begin SUPPLIED DATA
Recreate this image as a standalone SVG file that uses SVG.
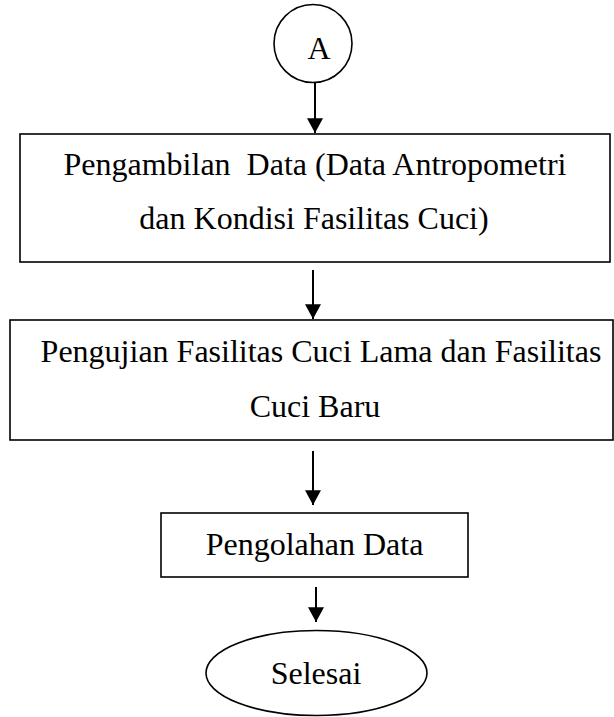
<svg xmlns="http://www.w3.org/2000/svg" width="614" height="717" viewBox="0 0 614 717">
<defs>
<marker id="ah" markerUnits="userSpaceOnUse" markerWidth="16" markerHeight="16" viewBox="0 0 14 14" refX="13" refY="7" orient="auto">
<path d="M0,0 L13,7 L0,14 Z" fill="#000"/>
</marker>
<style>
.shape{fill:#fff;stroke:#000;stroke-width:1.6}
.lbl{font-family:"Liberation Serif","Times New Roman",serif;font-size:32px;fill:#000;text-anchor:middle;white-space:pre}
.conn{stroke:#000;stroke-width:2;fill:none}
</style>
</defs>
<g id="nodeA">
<circle class="shape" cx="313" cy="43.5" r="39"/>
<text class="lbl" x="319" y="59">A</text>
</g>
<g id="node1">
<rect class="shape" x="20" y="134" width="590" height="128"/>
<text class="lbl" x="315" y="175" xml:space="preserve">Pengambilan  Data (Data Antropometri</text>
<text class="lbl" x="314" y="229">dan Kondisi Fasilitas Cuci)</text>
</g>
<g id="node2">
<rect class="shape" x="10" y="320" width="603" height="120"/>
<text class="lbl" x="321" y="362">Pengujian Fasilitas Cuci Lama dan Fasilitas</text>
<text class="lbl" x="315" y="417">Cuci Baru</text>
</g>
<g id="node3">
<rect class="shape" x="161" y="513" width="307" height="64"/>
<text class="lbl" x="314.5" y="555">Pengolahan Data</text>
</g>
<g id="nodeEnd">
<ellipse class="shape" cx="316.5" cy="673" rx="110.5" ry="42.5"/>
<text class="lbl" x="316" y="684">Selesai</text>
</g>
<g id="connectors">
<line class="conn" x1="315" y1="83" x2="315" y2="133" marker-end="url(#ah)"/>
<line class="conn" x1="313" y1="270" x2="313" y2="319" marker-end="url(#ah)"/>
<line class="conn" x1="313" y1="451" x2="313" y2="505" marker-end="url(#ah)"/>
<line class="conn" x1="316" y1="587" x2="316" y2="622" marker-end="url(#ah)"/>
</g>
</svg>
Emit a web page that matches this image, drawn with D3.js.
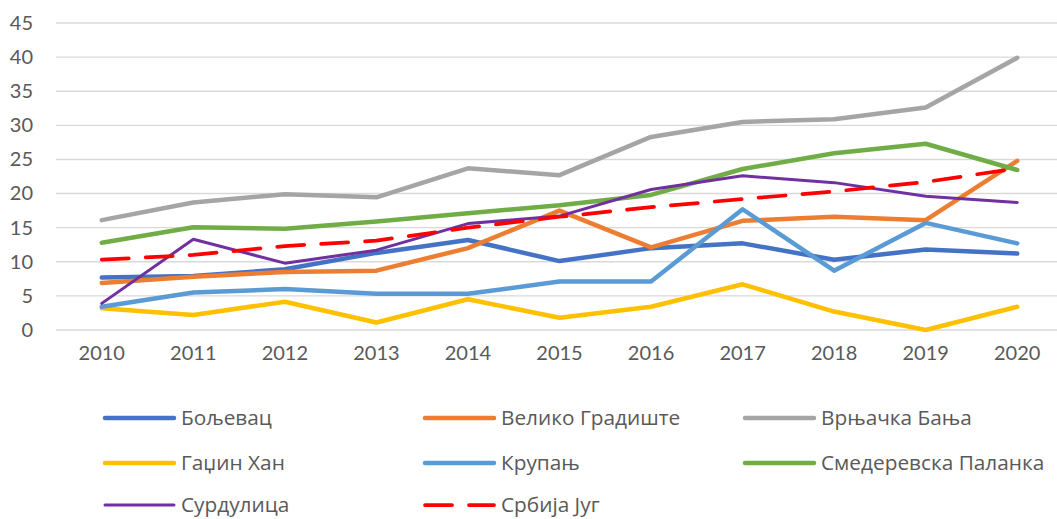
<!DOCTYPE html>
<html>
<head>
<meta charset="utf-8">
<script src="https://cdnjs.cloudflare.com/ajax/libs/d3/7.8.5/d3.min.js"></script>
<style>
  html, body { margin: 0; padding: 0; background: #fff; }
  svg { display: block; }
  text { fill: #595959; }
</style>
</head>
<body>
<svg id="chart" width="1057" height="519"></svg>
<script>
var years = [2010, 2011, 2012, 2013, 2014, 2015, 2016, 2017, 2018, 2019, 2020];
var yTicks = [0, 5, 10, 15, 20, 25, 30, 35, 40, 45];

var names = ["Бољевац", "Велико Градиште", "Врњачка Бања", "Гаџин Хан", "Крупањ",
  "Смедеревска Паланка", "Сурдулица", "Србија Југ"];

var boljevac = [7.7, 7.9, 8.9, 11.3, 13.2, 10.1, 12.0, 12.7, 10.3, 11.8, 11.2];
var velikoGradiste = [6.9, 7.8, 8.5, 8.7, 12.0, 17.5, 12.1, 16.0, 16.6, 16.1, 24.8];
var vrnjackaBanja = [16.1, 18.7, 19.9, 19.45, 23.7, 22.7, 28.3, 30.5, 30.9, 32.6, 39.9];
var gadzinHan = [3.2, 2.2, 4.15, 1.1, 4.5, 1.8, 3.4, 6.7, 2.7, 0.0, 3.4];
var krupanj = [3.4, 5.5, 6.0, 5.3, 5.3, 7.1, 7.1, 17.7, 8.7, 15.7, 12.7];
var smederevskaPalanka = [12.8, 15.05, 14.85, 15.9, 17.1, 18.3, 19.8, 23.6, 25.9, 27.3, 23.45];
var surdulica = [3.9, 13.3, 9.8, 11.7, 15.6, 16.7, 20.6, 22.6, 21.6, 19.6, 18.7];
var srbijaJug = [10.3, 11.0, 12.3, 13.1, 15.0, 16.6, 18.0, 19.2, 20.3, 21.7, 23.7];

var seriesValues = [boljevac, velikoGradiste, vrnjackaBanja, gadzinHan, krupanj,
  smederevskaPalanka, surdulica, srbijaJug];
var colors = ["#4472C4", "#ED7D31", "#A5A5A5", "#FFC000", "#5B9BD5", "#70AD47", "#7030A0", "#FF0000"];
var widths = [4.5, 4.5, 4.5, 4.5, 4.5, 4.5, 3, 3.75];
var dashes = [null, null, null, null, null, null, null, "27,17"];

var series = names.map(function(n, i) {
  return { name: n, values: seriesValues[i], color: colors[i], width: widths[i], dash: dashes[i] };
});

var svg = d3.select("#chart");

var x = d3.scaleBand().domain(years).range([56, 1063]).paddingInner(0).paddingOuter(0);
var y = d3.scaleLinear().domain([0, 45]).range([330, 23]);

function cx(d) { return x(d) + x.bandwidth() / 2; }

// gridlines
svg.append("g")
  .selectAll("line")
  .data(yTicks)
  .enter()
  .append("line")
  .attr("x1", 56)
  .attr("x2", 1063)
  .attr("y1", function(d) { return y(d); })
  .attr("y2", function(d) { return y(d); })
  .attr("stroke", "#d9d9d9")
  .attr("stroke-width", 1.4);

// y axis labels
var yAxis = svg.append("g")
  .attr("transform", "translate(33,0)")
  .call(d3.axisLeft(y).tickValues(yTicks).tickSize(0).tickPadding(0));
yAxis.select(".domain").remove();
yAxis.selectAll("text")
  .style("font-size", "20px")
  .style("fill", "#595959")
  .style("font-family", "Lato, 'Open Sans', sans-serif");

// x axis labels
var xAxis = svg.append("g")
  .attr("transform", "translate(0,346)")
  .call(d3.axisBottom(x).tickSize(0).tickPadding(0));
xAxis.select(".domain").remove();
xAxis.selectAll("text")
  .style("font-size", "20px")
  .style("fill", "#595959")
  .style("font-family", "Lato, 'Open Sans', sans-serif");

var line = d3.line()
  .x(function(d, i) { return cx(years[i]); })
  .y(function(d) { return y(d); });

svg.append("g")
  .selectAll("path")
  .data(series)
  .enter()
  .append("path")
  .attr("d", function(d) { return line(d.values); })
  .attr("fill", "none")
  .attr("stroke", function(d) { return d.color; })
  .attr("stroke-width", function(d) { return d.width; })
  .attr("stroke-linejoin", "round")
  .attr("stroke-linecap", "round")
  .attr("stroke-dasharray", function(d) { return d.dash; });

// legend
var colX = [103, 423, 743];
var rowY = [418, 463, 505];

var legend = svg.append("g")
  .selectAll("g")
  .data(series)
  .enter()
  .append("g")
  .attr("transform", function(d, i) {
    return "translate(" + colX[i % 3] + "," + rowY[Math.floor(i / 3)] + ")";
  });

legend.append("line")
  .attr("x1", 2)
  .attr("x2", 71)
  .attr("y1", 0)
  .attr("y2", 0)
  .attr("stroke", function(d) { return d.color; })
  .attr("stroke-width", function(d) { return d.width; })
  .attr("stroke-linecap", "round")
  .attr("stroke-dasharray", function(d) { return d.dash; });

legend.append("text")
  .attr("x", 78)
  .attr("y", 0)
  .attr("dy", "0.35em")
  .style("font-size", "20.8px")
  .style("fill", "#595959")
  .style("font-family", "'Open Sans', Lato, sans-serif")
  .text(function(d) { return d.name; });
</script>
</body>
</html>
end SUPPLIED DATA
SHORT EXERCISE:
Check each line of the data above for the word "that" and say how many lines contain it, giving nothing besides the number.

EXERCISE SOLUTION:
2